The War of the Roses Review

War of the Roses, The
The Roses (Douglas and Turner), a couple who started out in life as a perfect match, descend over the years into a dogfight of a relationship. The story is told via the intermediary of a divorce lawyer, turning the movie into a morality tale.

by Robyn Karney |
Published on
Release Date:

01 Jan 1989

Running Time:

116 minutes

Certificate:

15

Original Title:

War of the Roses, The

Hollywood has traded off the Battle Of The Sexes since the 30s, but few, if any, movies have quite smashed the traditional boundaries of the convention in such an audacious way as The War Of The Roses. The verbal sparring of Tracy and Hepburn, say, pales into polite insignificance set next here to the mesmerising anger and bitterness of Barbara and Oliver Rose. Here, perfect passion transmutes into perfect destruction in a diabolical dance of death, orchestrated as hilarious and shocking comedy.Danny DeVito’s second directorial venture is framed in a structural device which has lawyer Oliver’s former friend, partner and attorney (DeVito) telling the Roses’ story to a new client who is considering divorce. This narrative undercutting creates a superb sense of anticipation as the next gripping instalment unfolds in what develops into a wholly intriguing tale of modern morals.

The Roses are the Perfect Couple: following on their first idyllic encounter, at a Nantucket auction of objets d’art during their student days, they married and produced two children (one boy, one girl, natch). While Barbara cleaned and cooked and sewed and acquired The Dream House, Oliver steadily climbed the ladder of professional success, becoming a status-mad workaholic and growing very, very rich. Now, 17 years on, Barbara, her own sense of worth destroyed by Oliver’s indifference, wants a divorce. He doesn’t, and their wonderful home, which each stubbornly refuses to relinquish, became the battleground where the ensuing War is waged.

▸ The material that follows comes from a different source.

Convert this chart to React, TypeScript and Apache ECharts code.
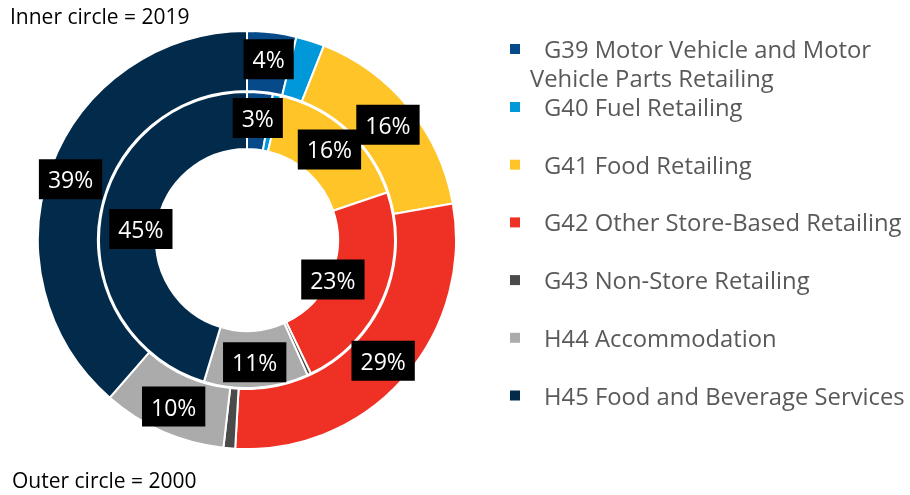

Working from a noticeably watertight and well-written screenplay by Michael Neeson (adapted from a novel by Warren Adler), DeVito delivers the blackest of black farces, charting the gradual disintegration of a relationship and demonstrating the violence — verbal, emotional and physical - that people can do to each other when their needs and desires gradually cease to correspond. DeVito’s taste for exaggerated gestures does create the occasional credibility gap, as in the scene where Oliver deliberately sabotages a grand dinner party given by Barbara, a farcical progression that is at once crude and unbelievable.

For most of its 111 minutes, however, the film follows a parallel path of subtlety and perception, signposting the danger signals over the years, signals which are ignored by the protagonists until they find themselves in the eye of the self-created storm. Douglas presents a welcome return to form after the disappointing Black Rain, DeVito is terrific and Kathleen Turner has never been better. The scene where she reveals her frustrations in a loss-of-control monologue to a prospective housekeeper (Sagebrecht) is pure magic.

One suspects that The War Of the Roses will be controversial (this year’s Fatal Attraction, anyone?), with audiences differing wildly on the treatment of the film’s main themes.

Wildly funny and deeply disturbing, The War Of The Roses never hesitates to go for the jugular and succeeds more often than not in its valiant attempts to draw blood.